- **STATED PROBLEM**: Copy out all lines carrying the word "this".

#### EXCERPTED DATA

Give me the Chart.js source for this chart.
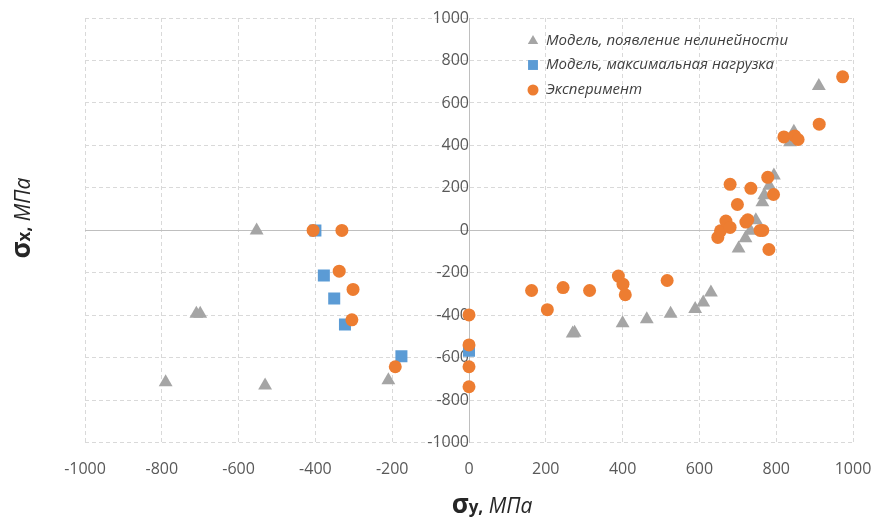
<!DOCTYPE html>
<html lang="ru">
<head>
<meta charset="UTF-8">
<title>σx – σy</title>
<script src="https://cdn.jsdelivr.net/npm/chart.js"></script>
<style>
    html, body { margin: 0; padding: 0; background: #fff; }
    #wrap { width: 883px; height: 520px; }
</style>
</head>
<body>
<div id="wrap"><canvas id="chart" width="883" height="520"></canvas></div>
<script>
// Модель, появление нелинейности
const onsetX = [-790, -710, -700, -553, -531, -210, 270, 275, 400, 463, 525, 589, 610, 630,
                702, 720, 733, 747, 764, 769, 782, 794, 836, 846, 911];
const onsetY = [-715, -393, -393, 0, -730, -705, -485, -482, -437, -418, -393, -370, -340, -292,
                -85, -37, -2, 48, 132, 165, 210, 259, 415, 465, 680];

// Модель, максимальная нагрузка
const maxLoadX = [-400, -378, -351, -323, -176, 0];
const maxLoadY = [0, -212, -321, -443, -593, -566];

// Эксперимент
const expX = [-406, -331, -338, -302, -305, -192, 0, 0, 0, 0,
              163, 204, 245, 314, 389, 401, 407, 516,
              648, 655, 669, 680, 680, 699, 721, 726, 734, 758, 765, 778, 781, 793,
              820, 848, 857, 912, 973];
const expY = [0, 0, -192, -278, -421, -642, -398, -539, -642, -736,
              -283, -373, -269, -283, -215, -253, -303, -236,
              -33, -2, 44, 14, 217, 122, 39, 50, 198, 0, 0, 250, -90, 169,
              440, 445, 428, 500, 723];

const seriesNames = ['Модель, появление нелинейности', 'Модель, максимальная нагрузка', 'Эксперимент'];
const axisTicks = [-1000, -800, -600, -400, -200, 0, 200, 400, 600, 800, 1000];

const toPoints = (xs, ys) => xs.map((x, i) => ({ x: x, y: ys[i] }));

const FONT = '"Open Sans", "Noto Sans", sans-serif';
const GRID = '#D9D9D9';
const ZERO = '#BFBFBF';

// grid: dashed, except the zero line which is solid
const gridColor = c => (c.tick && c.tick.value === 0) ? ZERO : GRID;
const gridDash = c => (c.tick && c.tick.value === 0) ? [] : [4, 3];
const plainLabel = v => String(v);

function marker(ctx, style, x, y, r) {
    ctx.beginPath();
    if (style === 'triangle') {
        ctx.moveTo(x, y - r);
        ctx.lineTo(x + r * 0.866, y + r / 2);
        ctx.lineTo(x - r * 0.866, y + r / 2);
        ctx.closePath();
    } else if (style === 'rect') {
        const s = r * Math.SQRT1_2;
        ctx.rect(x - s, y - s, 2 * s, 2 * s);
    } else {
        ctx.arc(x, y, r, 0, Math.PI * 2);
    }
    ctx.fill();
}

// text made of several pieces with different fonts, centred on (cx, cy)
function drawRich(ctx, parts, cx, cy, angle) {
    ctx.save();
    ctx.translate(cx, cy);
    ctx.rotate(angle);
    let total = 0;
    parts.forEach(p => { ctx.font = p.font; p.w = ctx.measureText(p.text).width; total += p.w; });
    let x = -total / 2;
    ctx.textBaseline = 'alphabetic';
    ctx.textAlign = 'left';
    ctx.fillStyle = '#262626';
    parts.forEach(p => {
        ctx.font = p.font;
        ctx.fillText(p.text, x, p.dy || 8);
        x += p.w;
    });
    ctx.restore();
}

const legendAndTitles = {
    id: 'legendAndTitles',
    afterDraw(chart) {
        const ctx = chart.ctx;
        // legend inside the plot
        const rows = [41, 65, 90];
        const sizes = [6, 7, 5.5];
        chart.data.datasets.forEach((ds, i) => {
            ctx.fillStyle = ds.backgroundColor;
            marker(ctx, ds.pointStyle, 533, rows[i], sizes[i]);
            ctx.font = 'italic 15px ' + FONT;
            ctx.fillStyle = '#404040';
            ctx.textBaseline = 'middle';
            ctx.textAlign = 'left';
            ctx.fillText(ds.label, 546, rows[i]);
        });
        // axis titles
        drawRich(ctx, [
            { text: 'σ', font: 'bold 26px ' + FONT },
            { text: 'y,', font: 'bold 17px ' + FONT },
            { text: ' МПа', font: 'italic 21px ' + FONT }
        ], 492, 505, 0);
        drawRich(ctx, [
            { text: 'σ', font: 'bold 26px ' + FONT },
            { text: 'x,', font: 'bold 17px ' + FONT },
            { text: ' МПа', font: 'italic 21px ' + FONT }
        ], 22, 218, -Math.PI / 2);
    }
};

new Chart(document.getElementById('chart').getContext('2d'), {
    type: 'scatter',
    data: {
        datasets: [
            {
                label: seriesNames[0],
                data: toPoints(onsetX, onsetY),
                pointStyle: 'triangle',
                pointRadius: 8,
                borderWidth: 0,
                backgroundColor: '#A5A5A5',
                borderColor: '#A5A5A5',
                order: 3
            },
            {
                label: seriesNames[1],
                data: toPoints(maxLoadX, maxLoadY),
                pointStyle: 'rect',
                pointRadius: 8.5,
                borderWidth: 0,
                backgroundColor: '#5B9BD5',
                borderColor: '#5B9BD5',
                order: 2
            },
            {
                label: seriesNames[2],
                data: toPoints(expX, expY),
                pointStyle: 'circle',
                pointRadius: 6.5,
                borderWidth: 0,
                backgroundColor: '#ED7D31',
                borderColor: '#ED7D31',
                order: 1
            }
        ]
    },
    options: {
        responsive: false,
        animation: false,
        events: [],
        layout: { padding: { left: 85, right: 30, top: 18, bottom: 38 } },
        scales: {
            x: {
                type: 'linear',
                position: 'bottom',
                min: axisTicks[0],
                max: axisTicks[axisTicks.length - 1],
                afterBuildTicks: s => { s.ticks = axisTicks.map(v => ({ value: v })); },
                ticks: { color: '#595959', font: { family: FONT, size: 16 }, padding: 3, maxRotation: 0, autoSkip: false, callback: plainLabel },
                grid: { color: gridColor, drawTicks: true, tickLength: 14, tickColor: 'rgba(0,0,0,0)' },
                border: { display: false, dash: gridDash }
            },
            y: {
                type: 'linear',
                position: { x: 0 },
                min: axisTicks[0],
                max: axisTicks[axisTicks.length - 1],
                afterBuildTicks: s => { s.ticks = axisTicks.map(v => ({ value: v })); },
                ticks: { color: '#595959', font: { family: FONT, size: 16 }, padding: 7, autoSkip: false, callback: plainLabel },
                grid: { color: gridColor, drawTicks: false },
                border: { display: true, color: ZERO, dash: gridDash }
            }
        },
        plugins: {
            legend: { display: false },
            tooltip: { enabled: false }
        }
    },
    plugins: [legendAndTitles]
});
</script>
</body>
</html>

########
#### EXCERPTED DATA

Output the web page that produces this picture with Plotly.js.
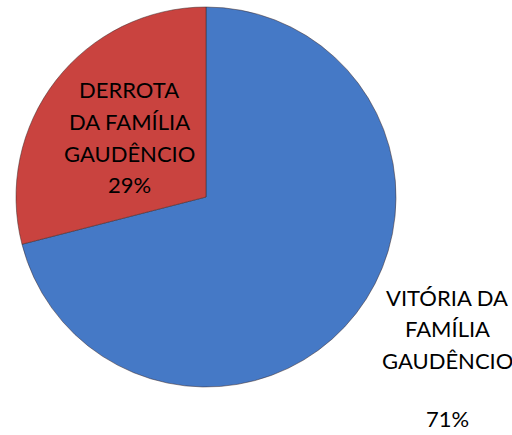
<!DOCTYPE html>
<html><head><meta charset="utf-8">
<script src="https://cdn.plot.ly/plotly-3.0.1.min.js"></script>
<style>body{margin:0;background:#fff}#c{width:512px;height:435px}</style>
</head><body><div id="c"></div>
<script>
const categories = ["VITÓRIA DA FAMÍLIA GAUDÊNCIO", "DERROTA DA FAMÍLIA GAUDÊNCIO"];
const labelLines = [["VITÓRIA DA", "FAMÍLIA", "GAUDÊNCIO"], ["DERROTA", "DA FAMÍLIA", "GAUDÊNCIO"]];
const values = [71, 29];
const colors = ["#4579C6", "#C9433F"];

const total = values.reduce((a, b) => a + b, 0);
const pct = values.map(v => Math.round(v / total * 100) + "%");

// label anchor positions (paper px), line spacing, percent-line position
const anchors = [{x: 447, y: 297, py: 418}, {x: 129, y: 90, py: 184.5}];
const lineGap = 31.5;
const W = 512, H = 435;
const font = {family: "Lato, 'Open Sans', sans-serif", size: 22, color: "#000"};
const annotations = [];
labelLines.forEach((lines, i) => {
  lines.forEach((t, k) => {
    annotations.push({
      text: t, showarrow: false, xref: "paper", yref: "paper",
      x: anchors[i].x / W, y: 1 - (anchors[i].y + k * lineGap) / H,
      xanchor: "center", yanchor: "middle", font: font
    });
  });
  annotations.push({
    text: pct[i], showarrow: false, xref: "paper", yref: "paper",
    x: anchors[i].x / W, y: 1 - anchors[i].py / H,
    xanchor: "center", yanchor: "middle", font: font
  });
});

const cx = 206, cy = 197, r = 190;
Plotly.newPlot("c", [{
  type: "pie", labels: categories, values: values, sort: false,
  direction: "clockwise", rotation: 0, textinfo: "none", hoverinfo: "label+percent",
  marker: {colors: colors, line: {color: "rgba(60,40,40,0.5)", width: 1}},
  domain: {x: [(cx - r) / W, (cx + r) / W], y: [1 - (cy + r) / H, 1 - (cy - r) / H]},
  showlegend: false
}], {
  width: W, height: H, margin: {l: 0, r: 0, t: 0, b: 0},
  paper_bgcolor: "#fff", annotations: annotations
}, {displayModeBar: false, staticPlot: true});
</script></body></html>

########

- **EXPECTED ANSWER**:
Give me the Chart.js source for this chart.
Output the web page that produces this picture with Plotly.js.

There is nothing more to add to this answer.